10.8.06

Clave esperpética

Agosto 4, 2006.

Valle-Inclán no vivió para presenciar ese esperpento al que los fascistas llamaron “glorioso” y la historia ha llamado criminal: el alzamiento del 18 de julio de 1936. Murió Valle en enero, y el golpe de Estado franquista ocurrió el 18 de julio. Sin embargo, bien comprendió el genial gallego que la historia de los países hispanohablantes sólo puede entenderse en clave esperpéntica.

Moría el gran autor del teatro en nuestra lengua meses antes de que la escena española entrara en el periodo siempre espantoso de la censura. Poco tiempo después moriría asesinado en una cuneta Federico García Lorca, la otra cumbre de nuestra dramaturgia, en mucho discípulo y siempre admirador rendido de Valle-Inclán.

También en el 36 cumplía veinte años Antonio Buero Vallejo, el autor que, en 1949 --luego de haber sido condenado a muerte por los franquistas y ver conmutada su pena por cadena perpetua— retomaría la escena española con su Historia de una escalera, que logró burlar la censura e influir en el teatro posterior.
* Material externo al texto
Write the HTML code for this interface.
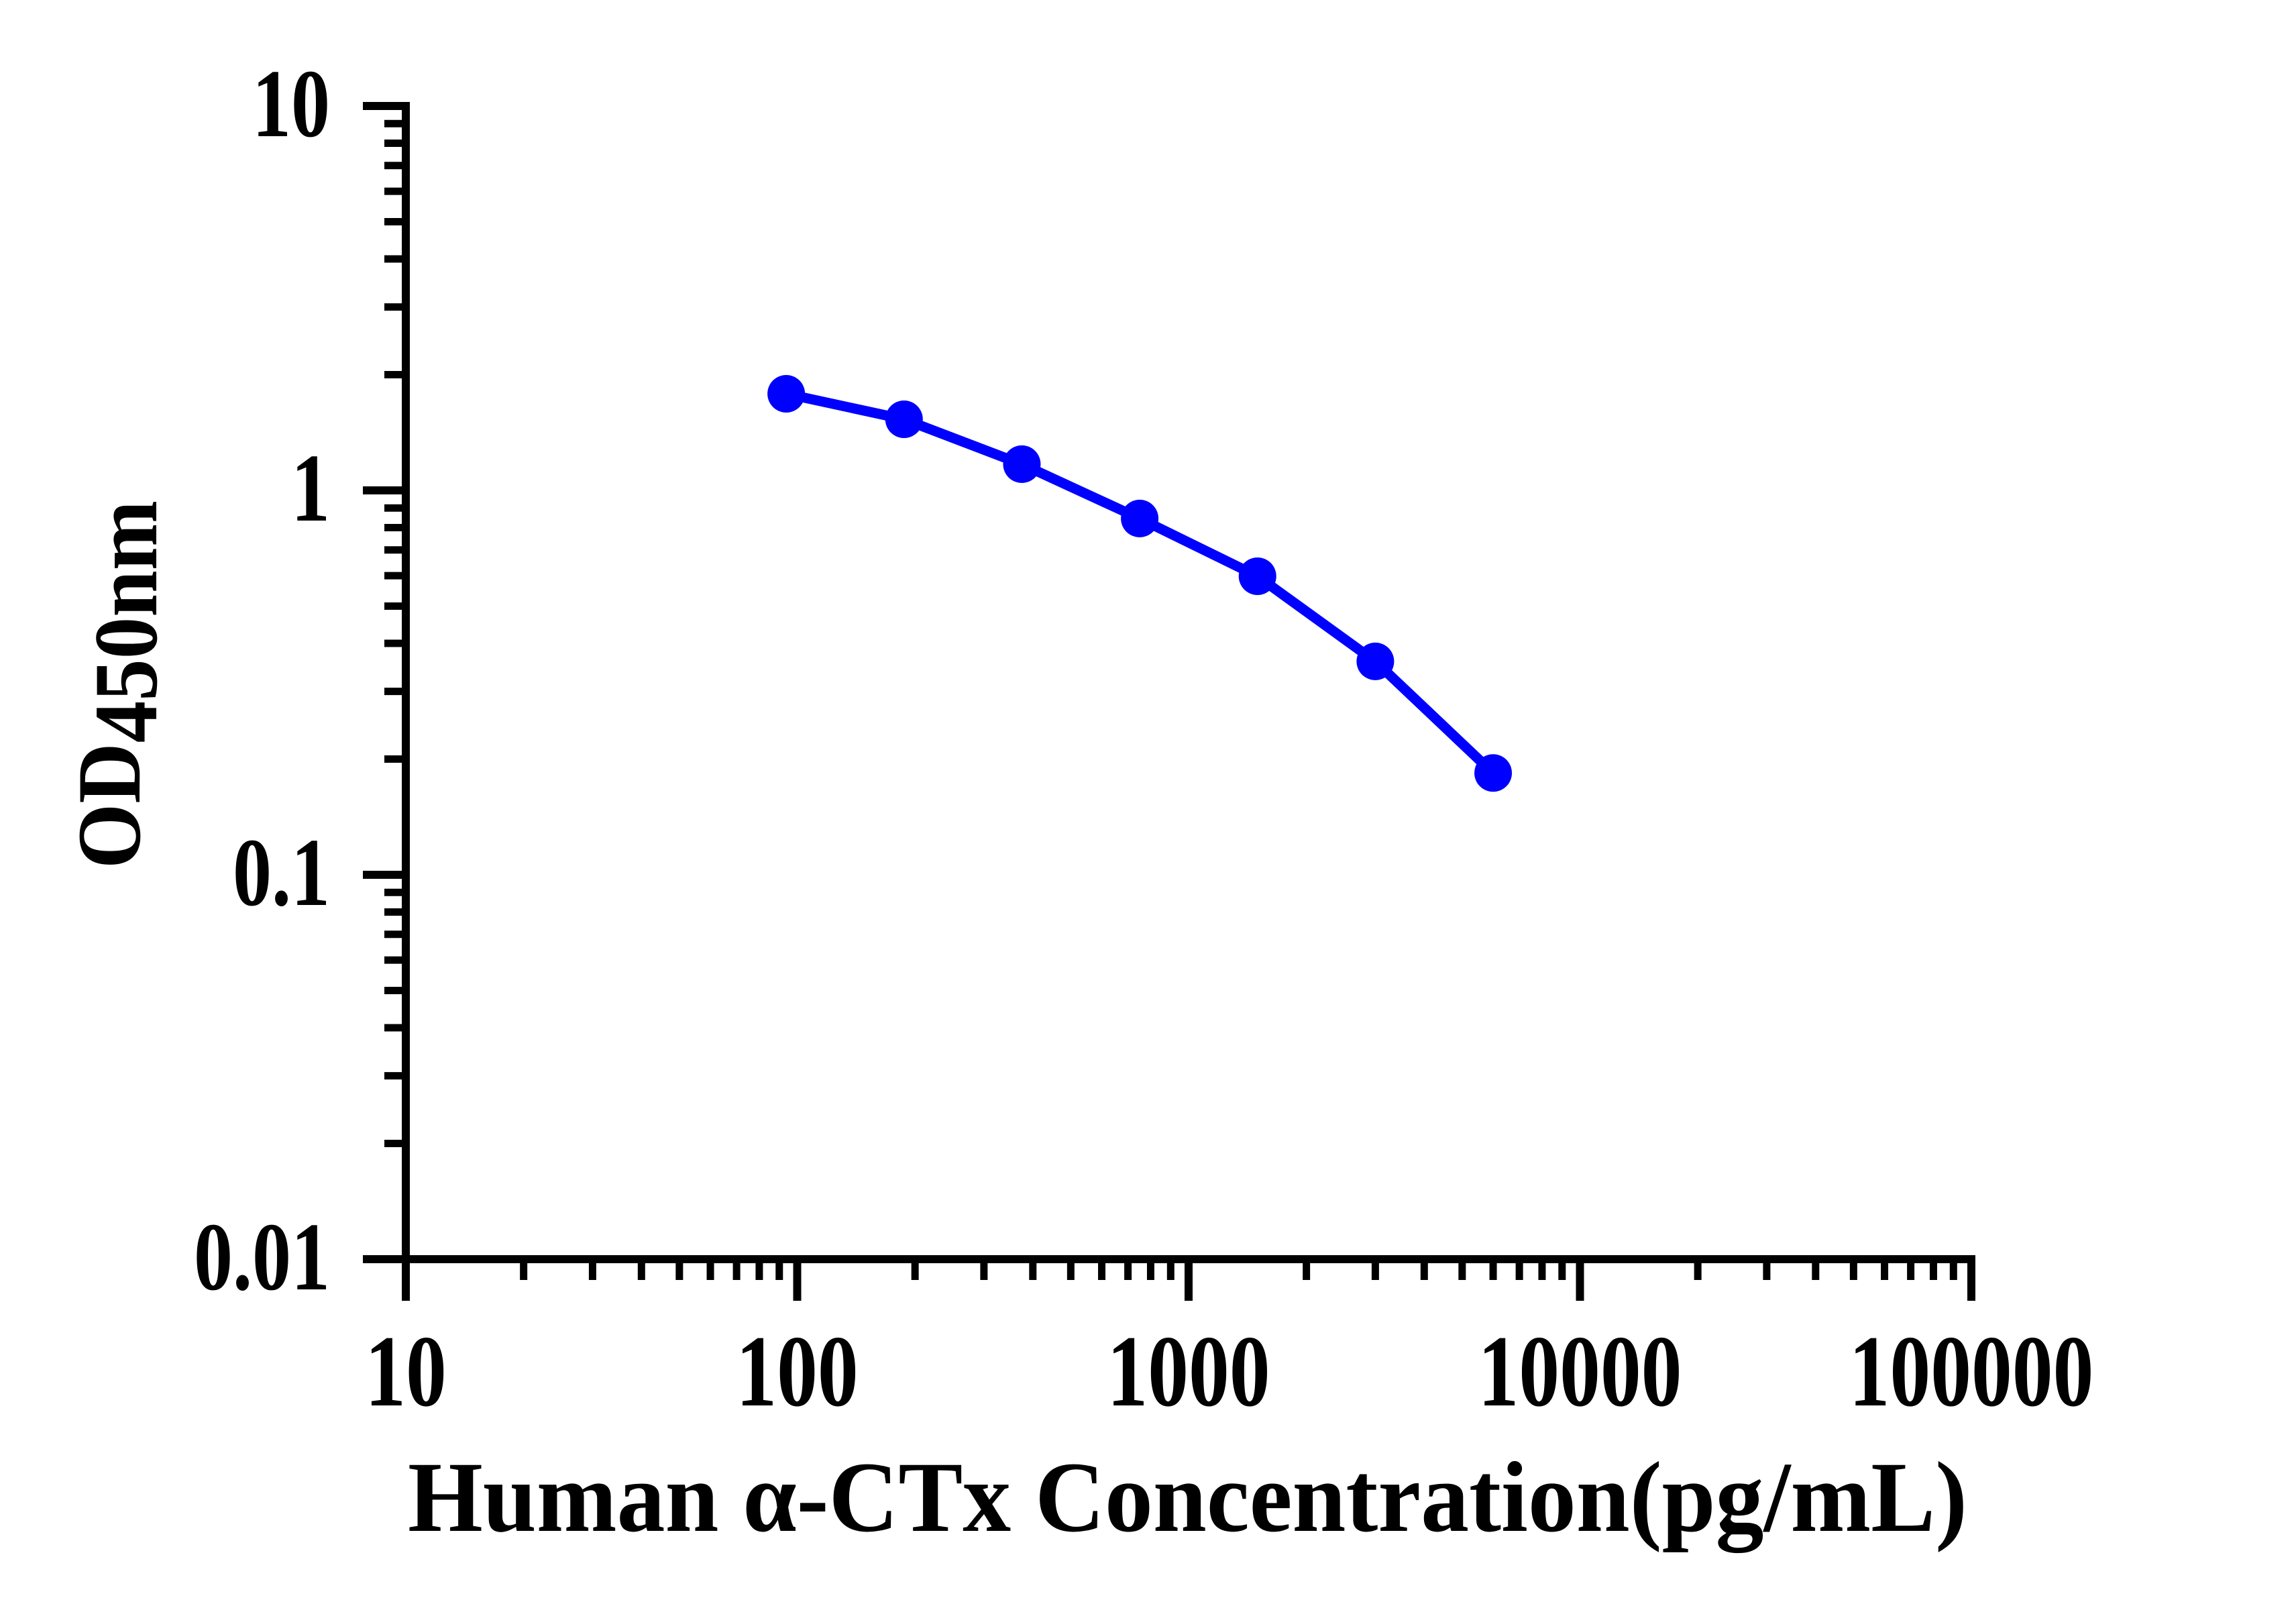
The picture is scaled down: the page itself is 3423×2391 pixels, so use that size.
<!DOCTYPE html>
<html><head><meta charset="utf-8"><style>html,body{margin:0;padding:0;background:#fff}svg{display:block}</style></head>
<body>
<svg id="chart" width="3423" height="2391" viewBox="0 0 3423 2391" xmlns="http://www.w3.org/2000/svg" font-family="'Liberation Serif', serif" font-weight="bold">
<rect width="3423" height="2391" fill="#fff"/>
<g id="axes"></g>
<g id="series"></g>
<text x="608" y="2282" font-size="150" textLength="2325" lengthAdjust="spacingAndGlyphs">Human α-CTx Concentration(pg/mL)</text>
<text transform="translate(208,1295) rotate(-90)" font-size="135" textLength="549" lengthAdjust="spacingAndGlyphs"><tspan>OD</tspan><tspan dy="25">450nm</tspan></text>
</svg>
<script>
const concentrations = [93.75, 187.5, 375, 750, 1500, 3000, 6000];
const odValues = [1.784, 1.531, 1.17, 0.845, 0.598, 0.359, 0.184];
const xTickValues = [10, 100, 1000, 10000, 100000];
const xTickLabels = ["10", "100", "1000", "10000", "100000"];
const yTickValues = [0.01, 0.1, 1, 10];
const yTickLabels = ["0.01", "0.1", "1", "10"];

const NS = "http://www.w3.org/2000/svg";
const X0 = 605, XDEC = 583.5, Y0 = 158, YDEC = 573;
function xs(v){ return X0 + (Math.log10(v) - 1) * XDEC; }
function ys(v){ return Y0 + (1 - Math.log10(v)) * YDEC; }
function mk(tag, attrs, parent){ const e = document.createElementNS(NS, tag); for (const k in attrs) e.setAttribute(k, attrs[k]); parent.appendChild(e); return e; }

const axes = document.getElementById('axes');
const xEnd = xs(100000), yBot = ys(0.01), yTop = ys(10);
let yl = mk('line', {x1: X0, y1: yTop - 6, x2: X0, y2: yBot + 62, stroke: '#000', 'stroke-width': 12}, axes);


let xl = mk('line', {x1: X0 - 64, y1: yBot, x2: xEnd + 6, y2: yBot, stroke: '#000', 'stroke-width': 12}, axes);



for (let d = 0; d < 4; d++) {
  for (let m = 2; m <= 9; m++) {
    const x = xs(xTickValues[d] * m);
    const t = mk('line', {x1: x, y1: yBot, x2: x, y2: yBot + 31, stroke: '#000', 'stroke-width': 11}, axes);
    
    
  }
}
xTickValues.forEach((v, i) => {
  const x = xs(v);
  const t = mk('line', {x1: x, y1: yBot, x2: x, y2: yBot + 62, stroke: '#000', 'stroke-width': 12}, axes);
  
  
  const g = mk('g', {transform: `translate(${x},2095) scale(0.8,1)`}, axes);
  const tx = mk('text', {x: 0, y: 0, 'font-size': 152, 'text-anchor': 'middle'}, g);
  tx.textContent = xTickLabels[i];
  
  
});

for (let d = 0; d < 3; d++) {
  for (let m = 2; m <= 9; m++) {
    const y = ys(yTickValues[d] * m);
    const t = mk('line', {x1: X0, y1: y, x2: X0 - 32, y2: y, stroke: '#000', 'stroke-width': 11}, axes);
    
    
  }
}
yTickValues.forEach((v, i) => {
  const y = ys(v);
  const t = mk('line', {x1: X0, y1: y, x2: X0 - 64, y2: y, stroke: '#000', 'stroke-width': 12}, axes);
  
  
  const g = mk('g', {transform: `translate(492,${y + 45}) scale(0.8,1)`}, axes);
  const tx = mk('text', {x: 0, y: 0, 'font-size': 145, 'text-anchor': 'end'}, g);
  tx.textContent = yTickLabels[i];
  
  
});

const series = document.getElementById('series');
const pts = concentrations.map((c, i) => xs(c) + ',' + ys(odValues[i])).join(' ');
const pl = mk('polyline', {points: pts, fill: 'none', stroke: '#0000ff', 'stroke-width': 15, 'stroke-linejoin': 'round'}, series);


concentrations.forEach((c, i) => {
  const p = mk('circle', {cx: xs(c), cy: ys(odValues[i]), r: 28, fill: '#0000ff'}, series);
  
  
});
</script>
</body></html>
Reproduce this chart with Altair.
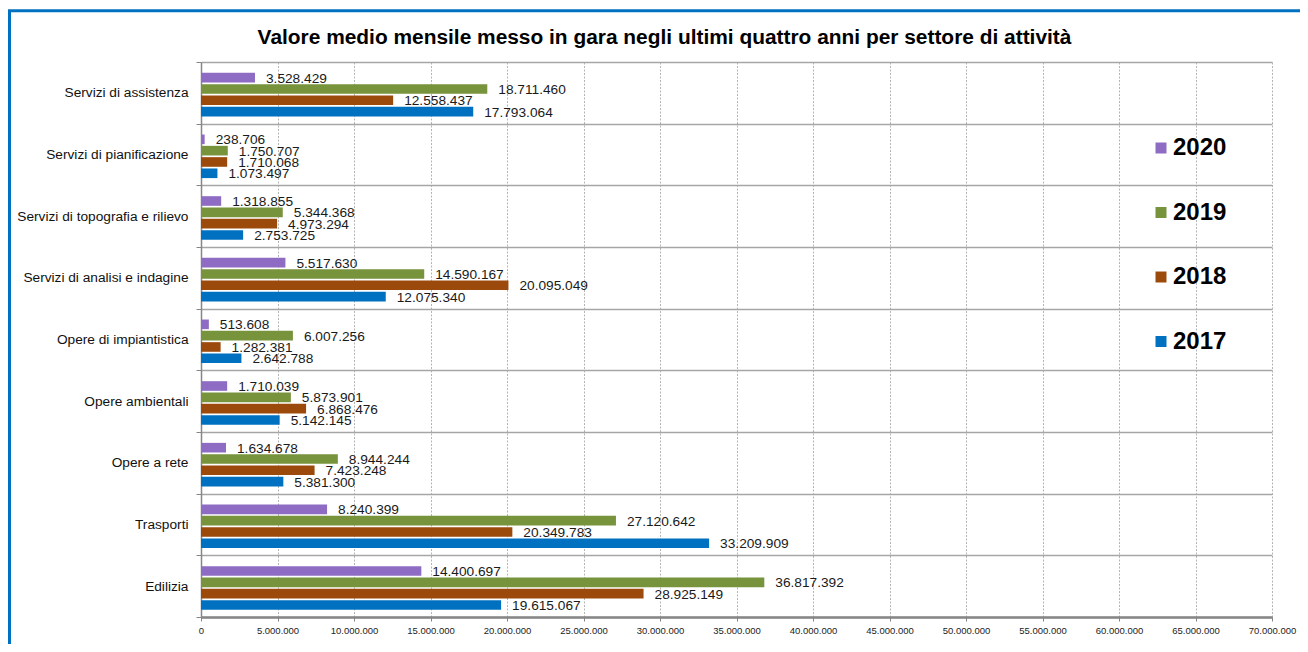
import altair as alt
import pandas as pd

categories = [
    "Servizi di assistenza",
    "Servizi di pianificazione",
    "Servizi di topografia e rilievo",
    "Servizi di analisi e indagine",
    "Opere di impiantistica",
    "Opere ambientali",
    "Opere a rete",
    "Trasporti",
    "Edilizia",
]
years = ["2020", "2019", "2018", "2017"]
v2020 = [3528429, 238706, 1318855, 5517630, 513608, 1710039, 1634678, 8240399, 14400697]
v2019 = [18711460, 1750707, 5344368, 14590167, 6007256, 5873901, 8944244, 27120642, 36817392]
v2018 = [12558437, 1710068, 4973294, 20095049, 1282381, 6868476, 7423248, 20349783, 28925149]
v2017 = [17793064, 1073497, 2753725, 12075340, 2642788, 5142145, 5381300, 33209909, 19615067]
colors = ["#8E6CC3", "#77933C", "#9C4A0C", "#0070C0"]
x_ticks = [0, 5000000, 10000000, 15000000, 20000000, 25000000, 30000000,
           35000000, 40000000, 45000000, 50000000, 55000000, 60000000,
           65000000, 70000000]

rows = []
for i, c in enumerate(categories):
    for y, vals in zip(years, [v2020, v2019, v2018, v2017]):
        rows.append({"cat": c, "year": y, "value": vals[i],
                     "label": f"{vals[i]:,}".replace(",", ".")})
df = pd.DataFrame(rows)

FONT = "Liberation Sans"
W, H = 1071, 555

base = alt.Chart(df).encode(
    y=alt.Y("cat:N", sort=categories,
            scale=alt.Scale(paddingInner=0, paddingOuter=0),
            axis=alt.Axis(title=None, tickBand="extent", grid=True,
                          gridColor="#A6A6A6", gridWidth=1.5,
                          domainColor="#868686", domainWidth=1.5,
                          tickColor="#868686", tickSize=5, labelPadding=8,
                          labelFont=FONT, labelFontSize=13.7, labelColor="#111111",
                          labelLimit=400)),
    yOffset=alt.YOffset("year:N", sort=years,
                        scale=alt.Scale(paddingInner=0.15, paddingOuter=0.8, align=0.6)),
    x=alt.X("value:Q", scale=alt.Scale(domain=[0, 70000000], nice=False),
            axis=alt.Axis(title=None, values=x_ticks,
                          labelExpr="replace(format(datum.value, ','), regexp(',', 'g'), '.')",
                          grid=True, gridDash=[2, 1.5], gridColor="#B4B4B4", gridWidth=1,
                          domainColor="#868686", domainWidth=2.5,
                          tickColor="#868686", tickSize=4, labelPadding=4,
                          labelFont=FONT, labelFontSize=9.5, labelColor="#222222",
                          labelFlush=False, labelOverlap=False)),
)

bars = base.mark_bar().encode(
    color=alt.Color("year:N", scale=alt.Scale(domain=years, range=colors),
                    legend=alt.Legend(title=None, orient="none", legendX=948, legendY=74,
                                      symbolType="square", symbolSize=121,
                                      symbolStrokeWidth=0, labelFont=FONT,
                                      labelFontSize=24, labelFontWeight="bold",
                                      labelColor="#000000", rowPadding=40.5,
                                      labelOffset=0)),
)

text = base.mark_text(align="left", baseline="middle", dx=11, dy=1,
                      font=FONT, fontSize=13.7, color="#1a1a1a").encode(text="label:N")

frame = alt.Chart(alt.Data(values=[{"a": 1}])).mark_rect(
    filled=False, stroke="#0070C0", strokeWidth=3
).encode(x=alt.value(-191.5), x2=alt.value(3000), y=alt.value(-51.3), y2=alt.value(3000))

chart = alt.layer(frame, bars, text).properties(
    width=W, height=H,
    padding={"left": 193, "top": 54, "right": 28, "bottom": 27},
    autosize=alt.AutoSizeParams(type="none"),
    background="white",
    title=alt.TitleParams(
        "Valore medio mensile messo in gara negli ultimi quattro anni per settore di attività",
        font=FONT, fontSize=20.9, fontWeight="bold", color="#000000",
        anchor="middle", frame="group", dx=-72, dy=51, offset=12),
).configure_view(stroke=None)

chart.save("out.html", embed_options={"renderer": "svg", "actions": False})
Inclusive en el teatro mexicano que siempre ha estado pendiente, para bien y para mal, de cuanto ocurre más allá de sus fronteras.

Yo, personalmente, me confieso discípulo atento de la dramaturgia en nuestra lengua. Hace meses me preguntaba un querido amigo actor si yo era “eurocentrista”. Lo soy en la medida en que otros compatriotas vienen de leer a Faulkner, a O’Neill o a Miller, por lo que podrían llamarse “yankicentrsitas”.

Desde luego, me confieso lorquiano y valleinclaniano. Lo poco que he hecho no podría entenderse sin lo que ellos significan en nuestra lengua, ética y estéticamente, y me significan personalmente.

Y desde luego, sólo en clave esperpéntica soy yo capaz de medio entender, por ejemplo, la política de mi patria mexicana que ve cómo Arturo Núñez se convierte en el representante de López Obrador cuando fue el operador del Fobaproa, contra el cual ha elaborado el candidato de la supuesta izquierda su única idea más o menos comprensible. Otro ejemplo coyuntural: en escenario de esperpento ha estado convertido el Paseo de la Reforma el lunes 31 de agosto en que yo escribo estas líneas, y en figura de esperpento se ha convertido también Alejandro Encinas que merecía, sinceramente, papel más respetable.

Pero volvamos al año 36 que motiva estas líneas. Manuel Azaña, quien era presidente de la República española no era un ranchero, gerente de la Coca-Cola, ni un demagogo tabasqueño, ni una gris figura de la derecha. Era un intelectual de vueltos altos. Un escritor y un jurista, que creía en la fuerza de la letra y en el valor de la ley. Y aprovecho para recordar aquí un título de Roger Bartra, La sangre y la tinta, que aun refiriéndose al alzamiento zapatista, hace su siempre inteligente crítica de la violencia como método nacional-revolucionario de hacer política.

Don Manuel Azaña había entendido a Valle como pocos y aun se había anticipado a la cosmografía moderna con sus teoría de los hoyos negros. Tal vez por anticiparse no creyó en su propia descripción de lo que sería España durante varias décadas y de muchas maneras el mundo entero hasta nuestros días. Azaña decía de Valle, en 1923: “Imaginemos que el mundo se rehiciese sobre un módulo dado por Valle-Inclán. No conservaría el mundo su forma esférica. En las partes donde Valle-Inclán lo hiriese con el rayo de su fantasía, la rutilante corteza del globo, dilatándose como un flemón, tocaría en el confín de las estrellas; en otras, que Valle-Inclán desprecia u olvida, la envoltura terrestre, desinflada, se hundiría, plegándose en abismos negros”.

Pero la “fantasía” de Valle no era tal. Era el sueño de un profeta. Y aún había estructurado su teoría del esperpento –que no inventado, porque él mismo afirmaba que “el esperpentismo lo ha inventado Goya”-- en Luces de Bohemia y en Martes de Carnaval.

Pero ese año del 36, en enero, moría Valle; el 18 de julio se levantaban los militarotes de los que con tanto horror se había reído tanto; y comenzaba a luchar por la República un muchacho de veinte años, Buero Vallejo, que escribió de Valle en 1966 (¡cuánto seis, cabalistas, cuánto seis!): “Atisbar en el teatro de Valle-Inclán lo que su mirada demiúrgica tiene de humana y cómo los mitos se reinsertan en sus esperpentos (son) tareas insoslayables”.